Print the lines from the one that contains "Convert this chart to matplotlib code." to the one that contains "ax.set_xlabel('Freq [GHz]', fontsize=11.5, labelpad=2)", inclusive, exactly as they appear, and please drop any pictures.

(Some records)
* Begin *

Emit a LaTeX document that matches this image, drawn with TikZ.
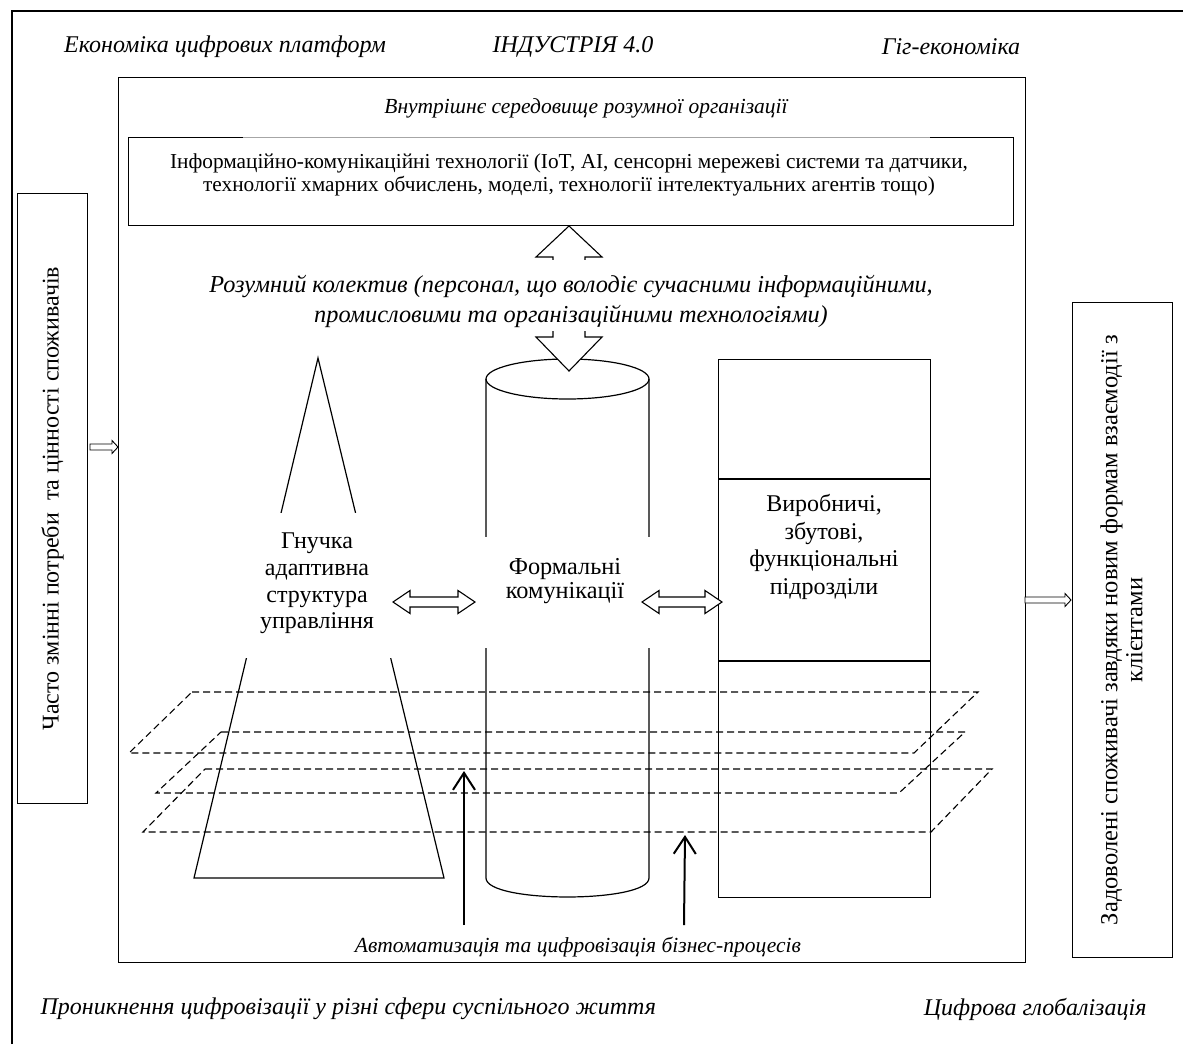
\documentclass[tikz,border=0pt]{standalone}
\usepackage{fontspec}
\setmainfont{Liberation Serif}
\usetikzlibrary{arrows.meta,calc}
\begin{document}
\begin{tikzpicture}[x=1pt,y=-1pt,line width=1.2pt,line join=miter,
  lbl/.style={font=\fontsize{24}{28}\selectfont\itshape,inner sep=0pt},
  sublbl/.style={font=\fontsize{21.5}{24}\selectfont\itshape,inner sep=0pt},
  boxtext/.style={font=\fontsize{24}{27.5}\selectfont,align=center,inner sep=0pt},
  frame/.style={draw,line width=1.2pt,inner sep=0pt},
  plane/.style={line width=1.1pt,dash pattern=on 7pt off 4pt},
  hollow/.style={draw,fill=white,line width=1.1pt},
  uparrow/.style={line width=2pt,-{Straight Barb[length=17pt,width=22pt,line width=2pt]}},
  cover/.style={fill=white,inner sep=0pt}]
\useasboundingbox (0,0) rectangle (1183,1044);
% outer frame
\draw[line width=1.3pt] (12,1044) -- (12,11) -- (1183,11);
% top labels
\node[lbl] (econ) at (225,47) {Економіка цифрових платформ};
\node[lbl] (ind) at (573,47) {ІНДУСТРІЯ 4.0};
\node[lbl] (gig) at (951,47) {Гіг-економіка};
% inner environment
\node[frame,anchor=north west,minimum width=907pt,minimum height=885pt] (env) at (118,77) {};
\node[sublbl] (envlbl) at (586,108) {Внутрішнє середовище розумної організації};
% ICT box
\node[frame,anchor=north west,minimum width=885pt,minimum height=88pt] (ict) at (128,137) {};
\draw[white,line width=1.4pt] (243,137) -- (930,137);
\draw[black!35,line width=1pt] (243,137) -- (930,137);
\node[font=\fontsize{21.3}{22.5}\selectfont,align=center,inner sep=0pt] (icttxt) at (569,175)
  {Інформаційно-комунікаційні технології (IoT, AI, сенсорні мережеві системи та датчики,\\технології хмарних обчислень, моделі, технології інтелектуальних агентів тощо)};
% cylinder
\coordinate (cylT) at (567.5,379);
\draw (cylT) ellipse [x radius=81.5pt, y radius=20pt];
\draw (486,379) -- (486,878) .. controls (486,903.3) and (649,903.3) .. (649,878) -- (649,379);
\node[cover,minimum width=168pt,minimum height=111pt] (cylcover) at (567.5,592.5) {};
\node[boxtext,font=\fontsize{24.3}{24.5}\selectfont] (cyl) at (565,581) {Формальні\\комунікації};
% block arrow (team)
\draw[hollow] (569,226) -- (602,257) -- (585,257) -- (585,337) -- (602,337) -- (569,371)
  -- (536,337) -- (553,337) -- (553,257) -- (536,257) -- cycle;
\node[cover,minimum width=40pt,minimum height=71pt] (teamcover) at (569,295) {};
\node[font=\fontsize{24.3}{30}\selectfont\itshape,align=center,inner sep=0pt] (team) at (571,301)
  {Розумний колектив (персонал, що володіє сучасними інформаційними,\\промисловими та організаційними технологіями)};
% pyramid
\draw (318,358) -- (194,878) -- (444,878) -- cycle;
\node[cover,minimum width=156pt,minimum height=145pt] (pyrcover) at (318,585.5) {};
\node[boxtext,font=\fontsize{24}{26.7}\selectfont] (pyr) at (317,583.5) {Гнучка\\адаптивна\\структура\\управління};
% departments
\node[frame,anchor=north west,minimum width=212pt,minimum height=538pt] (dept) at (718,359) {};
\draw ($(dept.north west)+(0,120)$) -- ($(dept.north east)+(0,120)$);
\draw ($(dept.north west)+(0,302)$) -- ($(dept.north east)+(0,302)$);
\node[boxtext,font=\fontsize{24}{27.7}\selectfont] (depttxt) at (824,547) {Виробничі,\\збутові,\\функціональні\\підрозділи};
% hollow double arrows
\coordinate (a1) at (393,602);
\draw[hollow] (a1) -- +(17,-11.5) -- +(17,-5) -- +(65,-5) -- +(65,-11.5) -- +(82,0)
  -- +(65,11.5) -- +(65,5) -- +(17,5) -- +(17,11.5) -- cycle;
\coordinate (a2) at (642,602);
\draw[hollow] (a2) -- +(17,-11.5) -- +(17,-5) -- +(63,-5) -- +(63,-11.5) -- +(80,0)
  -- +(63,11.5) -- +(63,5) -- +(17,5) -- +(17,11.5) -- cycle;
% planes
\draw[plane] (192,692) -- (978,692) -- (914,753) -- (129,753) -- cycle;
\draw[plane] (221,732) -- (965,732) -- (899,793) -- (156,793) -- cycle;
\draw[plane] (205,769) -- (992,769) -- (931,832) -- (143,832) -- cycle;
% automation arrows
\coordinate (v1s) at (464,925); \coordinate (v1e) at (464,771);
\coordinate (v2s) at (684,925); \coordinate (v2e) at (685,835);
\draw[uparrow] (v1s) -- (v1e);
\draw[uparrow] (v2s) -- (v2e);
\node[sublbl] (auto) at (578,947) {Автоматизація та цифровізація бізнес-процесів};
% left box
\node[frame,anchor=north west,minimum width=70pt,minimum height=610pt] (needs) at (17,193) {};
\node[rotate=90,font=\fontsize{24}{26}\selectfont,inner sep=0pt] (needstxt) at (needs.center) {Часто змінні потреби\ \ та цінності споживачів};
\coordinate (la) at (90,447);
\draw[hollow,line width=0.9pt] (la) -- +(0,-3) -- +(22,-3) -- +(22,-6.5) -- +(28,0) -- +(22,6.5) -- +(22,3) -- +(0,3) -- cycle;
% right box
\node[frame,anchor=north west,minimum width=100pt,minimum height=655pt] (sat) at (1072,302) {};
\node[rotate=90,font=\fontsize{24.5}{25}\selectfont,align=center,inner sep=0pt] (sattxt) at ([xshift=-1pt]sat.center) {Задоволені споживачі завдяки новим формам взаємодії з\\клієнтами};
\coordinate (ra) at (1025,600);
\draw[hollow,line width=0.9pt] (ra) -- +(0,-3) -- +(40,-3) -- +(40,-6.5) -- +(46,0) -- +(40,6.5) -- +(40,3) -- +(0,3) -- cycle;
% bottom labels
\node[lbl,anchor=west] (pen) at (40,1009) {Проникнення цифровізації у різні сфери суспільного життя};
\node[lbl,anchor=east] (glob) at (1147,1009) {Цифрова глобалізація};
\end{tikzpicture}
\end{document}
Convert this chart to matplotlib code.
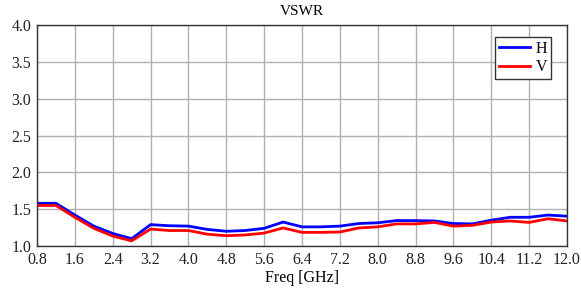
import matplotlib
matplotlib.use('Agg')
import matplotlib.pyplot as plt
import numpy as np

plt.rcParams['font.family'] = ['Liberation Serif', 'DejaVu Serif']

# Frequency points [GHz]
freq = [0.8, 1.2, 1.6, 2.0, 2.4, 2.8, 3.2, 3.6, 4.0, 4.4, 4.8, 5.2, 5.6, 6.0,
        6.4, 6.8, 7.2, 7.6, 8.0, 8.4, 8.8, 9.2, 9.6, 10.0, 10.4, 10.8, 11.2, 11.6, 12.0]
vswr_h = [1.58, 1.58, 1.42, 1.27, 1.17, 1.10, 1.29, 1.275, 1.27, 1.225, 1.20, 1.21, 1.24, 1.325,
          1.26, 1.26, 1.27, 1.305, 1.315, 1.345, 1.345, 1.34, 1.305, 1.30, 1.35, 1.39, 1.39, 1.42, 1.405]
vswr_v = [1.55, 1.55, 1.39, 1.24, 1.135, 1.07, 1.23, 1.21, 1.21, 1.16, 1.14, 1.15, 1.175, 1.245,
          1.185, 1.185, 1.19, 1.245, 1.26, 1.30, 1.30, 1.32, 1.27, 1.28, 1.325, 1.34, 1.32, 1.37, 1.34]
xticks = [0.8, 1.6, 2.4, 3.2, 4.0, 4.8, 5.6, 6.4, 7.2, 8.0, 8.8, 9.6, 10.4, 11.2, 12.0]
yticks = [1.0, 1.5, 2.0, 2.5, 3.0, 3.5, 4.0]

fig = plt.figure(figsize=(5.81, 2.91), dpi=100)
ax = fig.add_axes([37 / 581, 1 - 246 / 291, 530 / 581, 221 / 291])

ax.plot(freq, vswr_h, color='#0000ff', lw=2, label='H')
ax.plot(freq, vswr_v, color='#ff0000', lw=2, label='V')

ax.set_xlim(0.8, 12.0)
ax.set_ylim(1.0, 4.0)
ax.set_xticks(xticks)
ax.set_xticklabels([f'{t:.1f}' for t in xticks])
ax.set_yticks(yticks)
ax.set_yticklabels([f'{t:.1f}' for t in yticks])
ax.tick_params(length=0, labelsize=11.5, pad=4, colors='#222222')
ax.grid(True, color='#b0b0b0', lw=1)
for s in ax.spines.values():
    s.set_color('#333333')
    s.set_linewidth(1)

ax.set_title('VSWR', fontsize=11, pad=7)
ax.set_xlabel('Freq [GHz]', fontsize=11.5, labelpad=2)

leg = ax.legend(loc='upper right', bbox_to_anchor=(514 / 530, 209 / 221), fontsize=11.5,
                handlelength=1.9, handletextpad=0.35, borderpad=0.25, labelspacing=0.15,
                borderaxespad=0, fancybox=False, framealpha=1)
leg.get_frame().set_edgecolor('#333333')
leg.get_frame().set_linewidth(1)

fig.savefig('out.png', dpi=100)
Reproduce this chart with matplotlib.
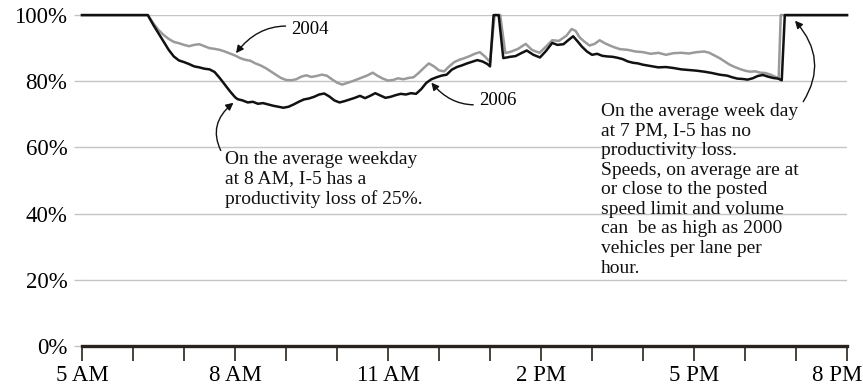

* End *

Response —
Convert this chart to matplotlib code.
import matplotlib
matplotlib.use('Agg')
import matplotlib.pyplot as plt
import numpy as np

plt.rcParams['font.family'] = ['Liberation Serif', 'DejaVu Serif']

# Frequency points [GHz]
freq = [0.8, 1.2, 1.6, 2.0, 2.4, 2.8, 3.2, 3.6, 4.0, 4.4, 4.8, 5.2, 5.6, 6.0,
        6.4, 6.8, 7.2, 7.6, 8.0, 8.4, 8.8, 9.2, 9.6, 10.0, 10.4, 10.8, 11.2, 11.6, 12.0]
vswr_h = [1.58, 1.58, 1.42, 1.27, 1.17, 1.10, 1.29, 1.275, 1.27, 1.225, 1.20, 1.21, 1.24, 1.325,
          1.26, 1.26, 1.27, 1.305, 1.315, 1.345, 1.345, 1.34, 1.305, 1.30, 1.35, 1.39, 1.39, 1.42, 1.405]
vswr_v = [1.55, 1.55, 1.39, 1.24, 1.135, 1.07, 1.23, 1.21, 1.21, 1.16, 1.14, 1.15, 1.175, 1.245,
          1.185, 1.185, 1.19, 1.245, 1.26, 1.30, 1.30, 1.32, 1.27, 1.28, 1.325, 1.34, 1.32, 1.37, 1.34]
xticks = [0.8, 1.6, 2.4, 3.2, 4.0, 4.8, 5.6, 6.4, 7.2, 8.0, 8.8, 9.6, 10.4, 11.2, 12.0]
yticks = [1.0, 1.5, 2.0, 2.5, 3.0, 3.5, 4.0]

fig = plt.figure(figsize=(5.81, 2.91), dpi=100)
ax = fig.add_axes([37 / 581, 1 - 246 / 291, 530 / 581, 221 / 291])

ax.plot(freq, vswr_h, color='#0000ff', lw=2, label='H')
ax.plot(freq, vswr_v, color='#ff0000', lw=2, label='V')

ax.set_xlim(0.8, 12.0)
ax.set_ylim(1.0, 4.0)
ax.set_xticks(xticks)
ax.set_xticklabels([f'{t:.1f}' for t in xticks])
ax.set_yticks(yticks)
ax.set_yticklabels([f'{t:.1f}' for t in yticks])
ax.tick_params(length=0, labelsize=11.5, pad=4, colors='#222222')
ax.grid(True, color='#b0b0b0', lw=1)
for s in ax.spines.values():
    s.set_color('#333333')
    s.set_linewidth(1)

ax.set_title('VSWR', fontsize=11, pad=7)
ax.set_xlabel('Freq [GHz]', fontsize=11.5, labelpad=2)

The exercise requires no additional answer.